“Education is the passport to the future, for tomorrow belongs to those who prepare for it today.”
When I first heard about the concept called, Zoom. I thought about it and asked myself, is it a stereotype? Then, I learned that, it is something else. In addition, today throughout the whole world, it is the new normal classroom, or should I say meeting room. I do not think Zoom company thought of their bumper success in this period. When people are stuck at home, classroom have been placed to their computers screen or phone screen.
Let us focus on the new normal of our students that is online education. Online education is a type of educational instruction that is delivered via the internet to students using their home computers. The truth is, the education methods and materials provided in online degree programs are often the same as those provided for on-campus programs.
The question remains, is this platform helping our students? The reality is, today we all do not have internet access. So, for the students who live in remote places of the country, they are deprived of education in many cases. Still, we hear news about teachers being harasses at meetings. We hear facts about ignorance, irresponsibility and institutions charging extra fees in this situation. Is it worth enough?
For conducting online classes, some basic requirements must be available to the students and teachers. The first three primary requirements are digital devices, high-speed internet and a platform. Devices mean a personal desktop computer, laptop or at least a smartphone. Uninterrupted high-speed internet is also a primary necessity for online class, as the users have to stream online videos or live videos.
However, unfortunately, the global average mobile internet speed is 25.08 megabytes per second (Mbps) while it is only 9.06mbps in Bangladesh, according to a new report on online habits released by Hoot Suite and We Are Social.
Without high-speed internet, we might browse on the internet and use Facebook or Whats App but cannot stream live videos.
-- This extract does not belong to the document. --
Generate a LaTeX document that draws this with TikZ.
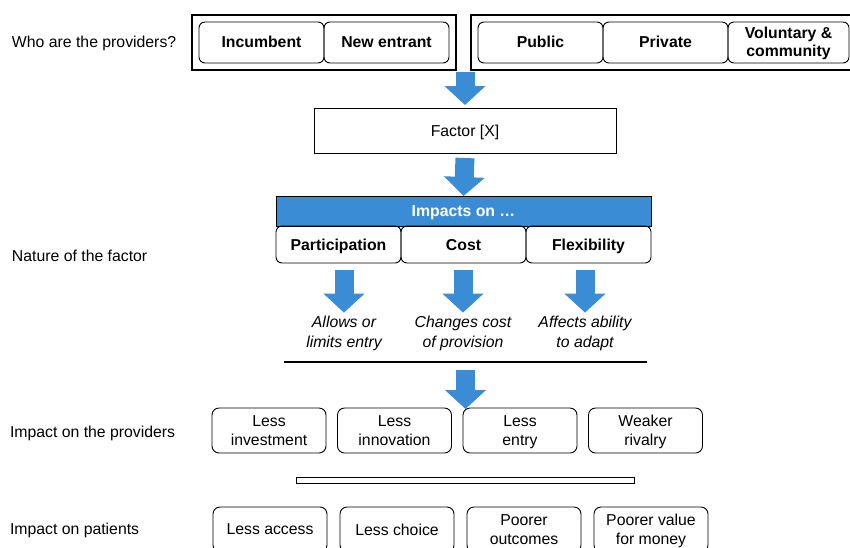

The third necessary facility is a user-friendly platform or learning management system. There are many platforms available on the internet such as Google Classroom, Zoom, Moodle, etc. With a short training, students and teachers can use these platforms. This short training is also important for remote learning, as it requires a little bit of digital literacy of the users. Actually, if these three things can be ensured for both teachers and students then online class could be started.
But the main point is that whether these basic requirements are available to the students and teachers or not.
The Bangladesh Bureau of Statistics’ Multiple Indicator Cluster Survey 2019 shows that only 37.6 per cent of households in the country have access to internet. It also found that only 5.6 per cent of households have a computer. I have already said that only internet connection is not adequate for remote learning. It requires uninterrupted high-speed internet. Truly, we are yet to meet infrastructural requirements of online class for all students.
The policy makers need to address these issues to accommodate all the students or a large number of students will be left outside of the system. Government should take initiative to increase Internet facilities to tackle this new normal, and make all the citizens of the state capable of contributing for the country. Because, in this era, you need education above all.
There was a time, when online education was a myth. Many local authorities of our country rebuked it. But, this pandemic taught us a lesson, the significance of online education. For ensuring education for all, we need to rely upon this sector. We cannot send teachers to everywhere, but Internet gives us the scope to reach at the top of any mountain to the southern corner of rivers.
In these circumstances, we should be humble towards our teachers, because at the end they are taking our classes not for just money. Rather, they take care of ourselves. One day, we can again go back to our desks and chairs, for chasing our dreams. As Arthur Ashe said,
“Start where you are. Use what you have. Do what you can.”